By February's end, Madison and his administration were committed to war. It was agreed, however, that no declaration would be made until the return of the American sloop-of-war
Hornet
from Europe.
Hornet
had sailed to Europe in late 1811 and had been held there pending the outcome of negotiations with France over a possible commercial treaty. An accommodation with France would strengthen America's international position and the British might be pressured to cancel the orders-in-council.

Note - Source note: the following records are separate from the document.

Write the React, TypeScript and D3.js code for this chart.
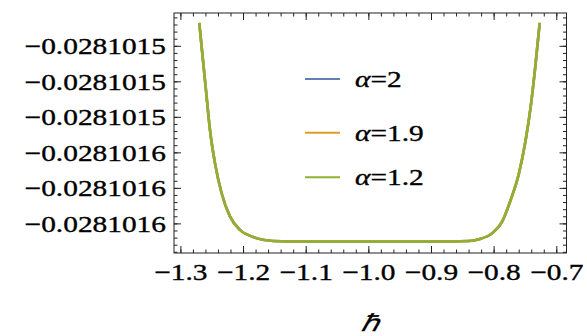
import * as d3 from "d3";

// h-bar values (x)
const hbar = [
  -1.2707, -1.2643, -1.259, -1.2536, -1.2456, -1.2351, -1.2217, -1.2057, -1.1845, -1.1526,
  -1.1, -1.0, -0.9,
  -0.84, -0.824, -0.8029, -0.787, -0.7735, -0.7603, -0.7496, -0.7416, -0.7337, -0.7273,
];
// energies — the three alpha curves overlap completely
const energyA2 = [
  -0.0281015134, -0.0281015247, -0.0281015341, -0.0281015435, -0.0281015529, -0.0281015613,
  -0.0281015679, -0.0281015717, -0.0281015737, -0.0281015748,
  -0.028101575, -0.028101575, -0.028101575,
  -0.0281015748, -0.0281015743, -0.0281015726, -0.0281015693, -0.0281015632, -0.0281015557,
  -0.0281015463, -0.0281015369, -0.0281015247, -0.0281015134,
];
const energyA19 = [...energyA2];
const energyA12 = [...energyA2];

const seriesNames = ["α=2", "α=1.9", "α=1.2"];
const seriesColors = ["#5E81B5", "#E19C24", "#8FB032"];
const seriesValues = [energyA2, energyA19, energyA12];

const xTicks = [-1.3, -1.2, -1.1, -1.0, -0.9, -0.8, -0.7];
const xTickLabels = ["−1.3", "−1.2", "−1.1", "−1.0", "−0.9", "−0.8", "−0.7"];
const yTicks = [-0.02810152, -0.02810153, -0.02810154, -0.02810155, -0.02810156, -0.02810157];
const yTickLabels = ["−0.0281015", "−0.0281015", "−0.0281015", "−0.0281016", "−0.0281016", "−0.0281016"];

const W = 587, H = 336;
const L = 174, R = 566.5, T = 13, B = 253;
const FONT = "Liberation Serif";
const FS = 23.5;
const SX = 1.25;

export default function App() {
  const x = d3.scaleLinear().domain([-1.311, -0.6845]).range([L, R]);
  const y = d3.scaleLinear().domain([-0.0281015782, -0.02810151062]).range([B, T]);

  const line = d3.line<[number, number]>()
    .x(d => x(d[0])).y(d => y(d[1]))
    .curve(d3.curveMonotoneX);

  const xMinor = d3.range(-1.30, -0.68, 0.02).filter(v => v > -1.311 && v < -0.6845);
  const yStep = (yTicks[0] - yTicks[1]) / 5;
  const yMinor: number[] = [];
  for (let i = -5; i <= 35; i++) {
    const v = yTicks[0] - i * yStep;
    if (v < -0.02810151062 && v > -0.0281015782) yMinor.push(v);
  }

  const legendY = [79, 132.7, 177.3];
  const txt = { fontFamily: FONT, fontSize: FS };
  // slight outline so the small serif glyphs read as heavy as the reference
  const ink = { fill: "#000", stroke: "#000", strokeWidth: 0.35 };

  return (
    <svg width={W} height={H} style={{ position: "absolute", left: 0, top: 0 }}>
      <rect width={W} height={H} fill="white" />
      {/* curves */}
      {seriesValues.map((vals, i) => (
        <path key={i} d={line(hbar.map((h, j) => [h, vals[j]] as [number, number])) || ""}
          fill="none" stroke={seriesColors[i]} strokeWidth={2.6} />
      ))}
      {/* frame */}
      <rect x={L} y={T} width={R - L} height={B - T} fill="none" stroke="#222" strokeWidth={1} />
      {/* minor ticks */}
      {xMinor.map((v, i) => (
        <g key={"xm" + i} stroke="#222" strokeWidth={1}>
          <line x1={x(v)} x2={x(v)} y1={B} y2={B - 3.5} />
          <line x1={x(v)} x2={x(v)} y1={T} y2={T + 3.5} />
        </g>
      ))}
      {yMinor.map((v, i) => (
        <g key={"ym" + i} stroke="#222" strokeWidth={1}>
          <line x1={L} x2={L + 3.5} y1={y(v)} y2={y(v)} />
          <line x1={R} x2={R - 3.5} y1={y(v)} y2={y(v)} />
        </g>
      ))}
      {/* major ticks + labels */}
      {xTicks.map((v, i) => (
        <g key={"xt" + i}>
          <line x1={x(v)} x2={x(v)} y1={B} y2={B - 7} stroke="#222" />
          <line x1={x(v)} x2={x(v)} y1={T} y2={T + 7} stroke="#222" />
          <text transform={`translate(${x(v)},${280}) scale(${SX},1)`} textAnchor="middle"
            style={txt} {...ink}>{xTickLabels[i]}</text>
        </g>
      ))}
      {yTicks.map((v, i) => (
        <g key={"yt" + i}>
          <line x1={L} x2={L + 7} y1={y(v)} y2={y(v)} stroke="#222" />
          <line x1={R} x2={R - 7} y1={y(v)} y2={y(v)} stroke="#222" />
          <text transform={`translate(${166},${y(v) + 8}) scale(${SX},1)`} textAnchor="end"
            style={txt} {...ink}>{yTickLabels[i]}</text>
        </g>
      ))}
      {/* legend */}
      {seriesNames.map((n, i) => (
        <g key={"lg" + i}>
          <line x1={305} x2={340} y1={legendY[i]} y2={legendY[i]} stroke={seriesColors[i]} strokeWidth={2} />
          <text transform={`translate(355,${legendY[i] + 8}) scale(${SX},1)`}
            style={txt} {...ink}>
            <tspan fontStyle="italic">α</tspan>{n.slice(1)}
          </text>
        </g>
      ))}
      {/* axis label */}
      <text transform={`translate(370,331) scale(${SX},1)`} textAnchor="middle"
        style={{ ...txt, fontStyle: "italic" }} {...ink}>ℏ</text>
    </svg>
  );
}
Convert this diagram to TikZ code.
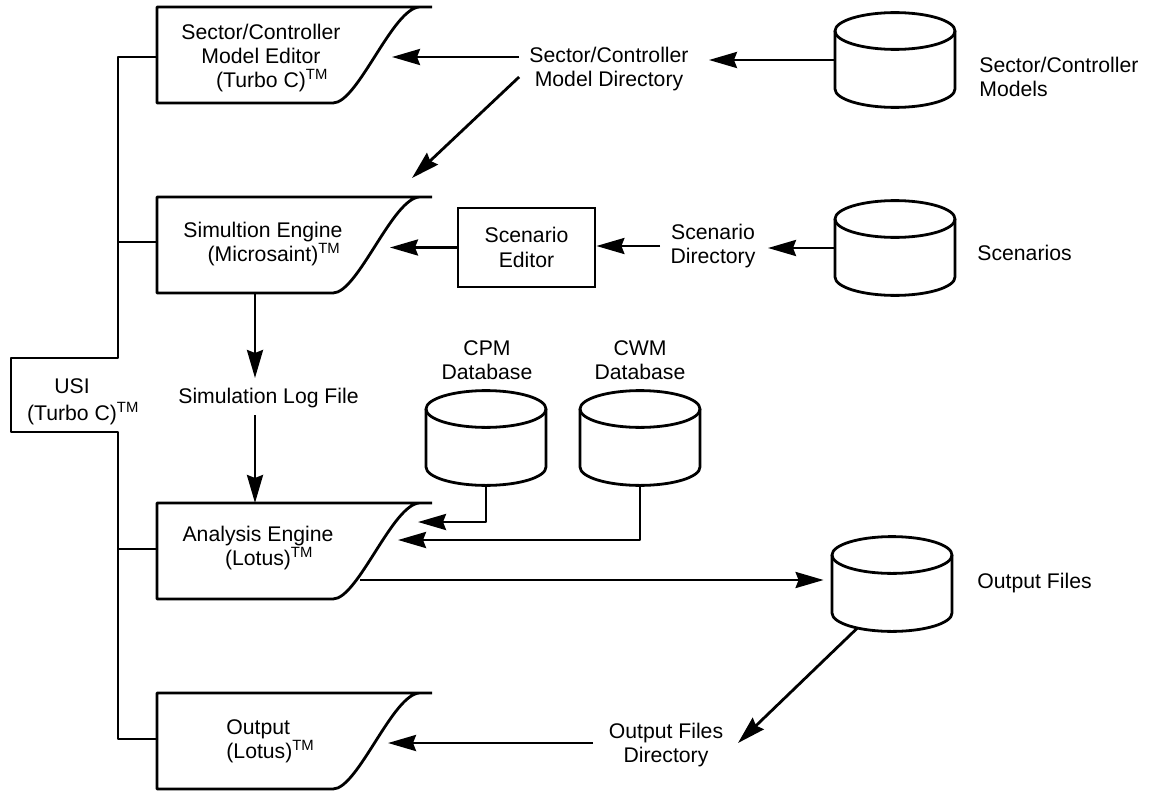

That was a faint hope, however, and having decided that war was almost inevitable, Madison implemented a bizarre scheme intended to whip up popular support throughout the nation for such an enterprise. On March 9, he set before Congress documents purported as proof that in 1808 Canadian governor Sir John Craig had hired a spy named John Henry to recruit a force of traitors, particularly among the Federalists, to mastermind a rebellion in New England to secede from the Union. Madison and his secretary of state, James Monroe, had been enticed into buying these reputedly seditious documents by a French-Canadian con man posing as a French count. Eager for what they hoped would be evidence not only of British intrigue but also of Federalist disloyalty, Madison and Monroe had forked over $50,000 (the entire annual secret service fund) in February and then waited until the timing was right to release them.